* TO DO: In the entries below, the lines from the one with "What TikZ code" through the one with "text=black!90] (title) at" are to be copied exactly; both ends count.

* start DATA EXTRACT *

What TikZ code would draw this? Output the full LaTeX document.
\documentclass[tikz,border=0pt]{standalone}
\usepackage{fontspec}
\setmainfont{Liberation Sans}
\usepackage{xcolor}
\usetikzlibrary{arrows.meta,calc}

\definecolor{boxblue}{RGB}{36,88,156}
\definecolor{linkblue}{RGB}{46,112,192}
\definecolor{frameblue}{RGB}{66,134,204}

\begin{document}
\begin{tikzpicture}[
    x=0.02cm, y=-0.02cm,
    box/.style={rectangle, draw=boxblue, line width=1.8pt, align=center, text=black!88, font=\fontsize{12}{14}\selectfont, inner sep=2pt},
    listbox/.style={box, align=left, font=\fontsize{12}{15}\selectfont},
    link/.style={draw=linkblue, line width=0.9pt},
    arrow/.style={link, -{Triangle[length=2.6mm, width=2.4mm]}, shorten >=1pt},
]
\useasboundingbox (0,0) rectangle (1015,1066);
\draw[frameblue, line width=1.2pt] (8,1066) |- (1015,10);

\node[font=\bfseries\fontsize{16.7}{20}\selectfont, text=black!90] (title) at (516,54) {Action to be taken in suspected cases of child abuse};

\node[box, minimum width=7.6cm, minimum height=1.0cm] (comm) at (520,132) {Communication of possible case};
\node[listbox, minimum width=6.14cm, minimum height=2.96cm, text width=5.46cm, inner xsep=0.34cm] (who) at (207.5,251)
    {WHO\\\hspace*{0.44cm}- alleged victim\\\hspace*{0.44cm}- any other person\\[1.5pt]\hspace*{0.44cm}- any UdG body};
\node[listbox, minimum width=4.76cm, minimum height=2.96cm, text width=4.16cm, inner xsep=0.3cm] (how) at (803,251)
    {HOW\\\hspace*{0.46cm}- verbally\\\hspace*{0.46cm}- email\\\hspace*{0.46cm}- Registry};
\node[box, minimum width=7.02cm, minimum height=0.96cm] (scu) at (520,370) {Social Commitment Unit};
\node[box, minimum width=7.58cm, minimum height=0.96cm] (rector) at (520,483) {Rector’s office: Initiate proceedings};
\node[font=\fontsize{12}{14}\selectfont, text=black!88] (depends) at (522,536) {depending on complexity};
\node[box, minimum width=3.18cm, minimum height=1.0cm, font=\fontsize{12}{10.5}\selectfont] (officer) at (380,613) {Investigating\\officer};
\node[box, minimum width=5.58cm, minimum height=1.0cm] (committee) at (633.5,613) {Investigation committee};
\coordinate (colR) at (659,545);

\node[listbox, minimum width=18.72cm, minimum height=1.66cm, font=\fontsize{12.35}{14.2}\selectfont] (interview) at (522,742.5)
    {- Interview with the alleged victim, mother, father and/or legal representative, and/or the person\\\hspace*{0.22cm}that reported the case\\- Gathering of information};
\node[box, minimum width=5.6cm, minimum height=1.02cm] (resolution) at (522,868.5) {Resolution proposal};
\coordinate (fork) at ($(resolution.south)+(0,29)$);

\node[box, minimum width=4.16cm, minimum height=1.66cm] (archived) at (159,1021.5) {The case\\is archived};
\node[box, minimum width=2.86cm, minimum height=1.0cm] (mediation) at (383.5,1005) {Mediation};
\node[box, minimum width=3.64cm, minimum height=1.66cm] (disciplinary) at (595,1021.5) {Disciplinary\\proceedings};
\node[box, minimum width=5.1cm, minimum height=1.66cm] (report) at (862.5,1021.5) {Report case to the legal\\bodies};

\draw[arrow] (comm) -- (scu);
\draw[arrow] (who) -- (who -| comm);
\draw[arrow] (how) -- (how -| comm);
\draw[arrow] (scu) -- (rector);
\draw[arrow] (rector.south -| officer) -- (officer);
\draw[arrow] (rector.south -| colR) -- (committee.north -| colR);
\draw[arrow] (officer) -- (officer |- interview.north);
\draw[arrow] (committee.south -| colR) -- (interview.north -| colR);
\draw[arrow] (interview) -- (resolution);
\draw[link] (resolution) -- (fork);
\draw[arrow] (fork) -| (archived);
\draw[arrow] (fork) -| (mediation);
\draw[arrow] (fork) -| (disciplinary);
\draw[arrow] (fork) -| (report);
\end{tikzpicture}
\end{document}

* end DATA EXTRACT *
* start DATA EXTRACT *

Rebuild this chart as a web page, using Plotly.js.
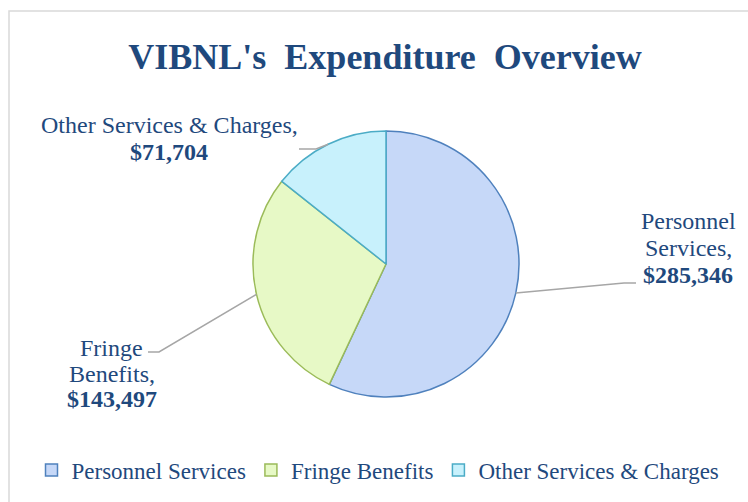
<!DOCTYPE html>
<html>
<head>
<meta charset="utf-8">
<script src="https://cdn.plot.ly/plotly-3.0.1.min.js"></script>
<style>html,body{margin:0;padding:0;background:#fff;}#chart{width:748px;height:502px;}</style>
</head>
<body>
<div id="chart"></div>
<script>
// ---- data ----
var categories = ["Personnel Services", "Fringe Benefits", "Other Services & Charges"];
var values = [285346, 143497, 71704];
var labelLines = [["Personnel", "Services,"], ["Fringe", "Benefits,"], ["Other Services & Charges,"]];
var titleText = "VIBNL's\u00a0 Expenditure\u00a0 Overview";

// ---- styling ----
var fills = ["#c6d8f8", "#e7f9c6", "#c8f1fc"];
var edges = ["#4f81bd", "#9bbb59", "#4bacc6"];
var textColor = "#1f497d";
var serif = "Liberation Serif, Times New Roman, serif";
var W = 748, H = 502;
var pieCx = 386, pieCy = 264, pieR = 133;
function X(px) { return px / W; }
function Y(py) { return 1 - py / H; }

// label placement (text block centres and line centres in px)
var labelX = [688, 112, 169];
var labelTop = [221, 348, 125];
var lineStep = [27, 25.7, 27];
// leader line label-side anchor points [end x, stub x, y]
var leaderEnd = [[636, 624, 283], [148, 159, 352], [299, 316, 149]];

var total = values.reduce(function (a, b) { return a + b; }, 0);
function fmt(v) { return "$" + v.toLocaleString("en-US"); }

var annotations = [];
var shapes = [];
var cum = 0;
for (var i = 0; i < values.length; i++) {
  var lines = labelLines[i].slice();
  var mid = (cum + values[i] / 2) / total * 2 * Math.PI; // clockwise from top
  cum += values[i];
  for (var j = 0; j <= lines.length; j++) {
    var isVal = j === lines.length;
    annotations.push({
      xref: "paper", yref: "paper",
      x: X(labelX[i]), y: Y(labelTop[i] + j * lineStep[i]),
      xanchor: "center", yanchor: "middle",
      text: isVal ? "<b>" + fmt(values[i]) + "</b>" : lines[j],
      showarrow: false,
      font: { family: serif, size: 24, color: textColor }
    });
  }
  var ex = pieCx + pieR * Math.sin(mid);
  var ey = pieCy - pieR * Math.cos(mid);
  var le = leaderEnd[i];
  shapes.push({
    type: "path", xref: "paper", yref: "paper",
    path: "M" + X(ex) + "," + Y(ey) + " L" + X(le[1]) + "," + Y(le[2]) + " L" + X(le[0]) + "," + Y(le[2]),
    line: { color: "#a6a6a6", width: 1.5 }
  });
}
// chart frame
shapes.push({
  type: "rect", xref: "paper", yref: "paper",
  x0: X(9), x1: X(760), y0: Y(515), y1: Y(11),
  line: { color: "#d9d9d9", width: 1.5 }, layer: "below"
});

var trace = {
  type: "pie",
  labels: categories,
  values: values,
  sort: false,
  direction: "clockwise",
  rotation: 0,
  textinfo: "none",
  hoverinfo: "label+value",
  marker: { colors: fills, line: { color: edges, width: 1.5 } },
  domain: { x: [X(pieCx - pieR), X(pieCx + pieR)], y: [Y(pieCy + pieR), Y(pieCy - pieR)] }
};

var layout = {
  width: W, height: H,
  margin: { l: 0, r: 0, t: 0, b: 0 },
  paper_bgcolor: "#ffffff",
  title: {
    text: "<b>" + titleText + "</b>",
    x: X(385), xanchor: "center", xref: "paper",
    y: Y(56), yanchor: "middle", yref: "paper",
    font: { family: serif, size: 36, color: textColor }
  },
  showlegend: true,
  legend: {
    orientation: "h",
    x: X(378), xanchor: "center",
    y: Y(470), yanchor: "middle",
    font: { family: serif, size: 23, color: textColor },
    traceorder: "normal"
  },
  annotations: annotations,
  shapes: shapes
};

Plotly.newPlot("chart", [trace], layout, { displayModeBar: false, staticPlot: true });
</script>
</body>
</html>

* end DATA EXTRACT *

* RESPONSE FOR THIS EXERCISE:
What TikZ code would draw this? Output the full LaTeX document.
\documentclass[tikz,border=0pt]{standalone}
\usepackage{fontspec}
\setmainfont{Liberation Sans}
\usepackage{xcolor}
\usetikzlibrary{arrows.meta,calc}

\definecolor{boxblue}{RGB}{36,88,156}
\definecolor{linkblue}{RGB}{46,112,192}
\definecolor{frameblue}{RGB}{66,134,204}

\begin{document}
\begin{tikzpicture}[
    x=0.02cm, y=-0.02cm,
    box/.style={rectangle, draw=boxblue, line width=1.8pt, align=center, text=black!88, font=\fontsize{12}{14}\selectfont, inner sep=2pt},
    listbox/.style={box, align=left, font=\fontsize{12}{15}\selectfont},
    link/.style={draw=linkblue, line width=0.9pt},
    arrow/.style={link, -{Triangle[length=2.6mm, width=2.4mm]}, shorten >=1pt},
]
\useasboundingbox (0,0) rectangle (1015,1066);
\draw[frameblue, line width=1.2pt] (8,1066) |- (1015,10);

\node[font=\bfseries\fontsize{16.7}{20}\selectfont, text=black!90] (title) at (516,54) {Action to be taken in suspected cases of child abuse};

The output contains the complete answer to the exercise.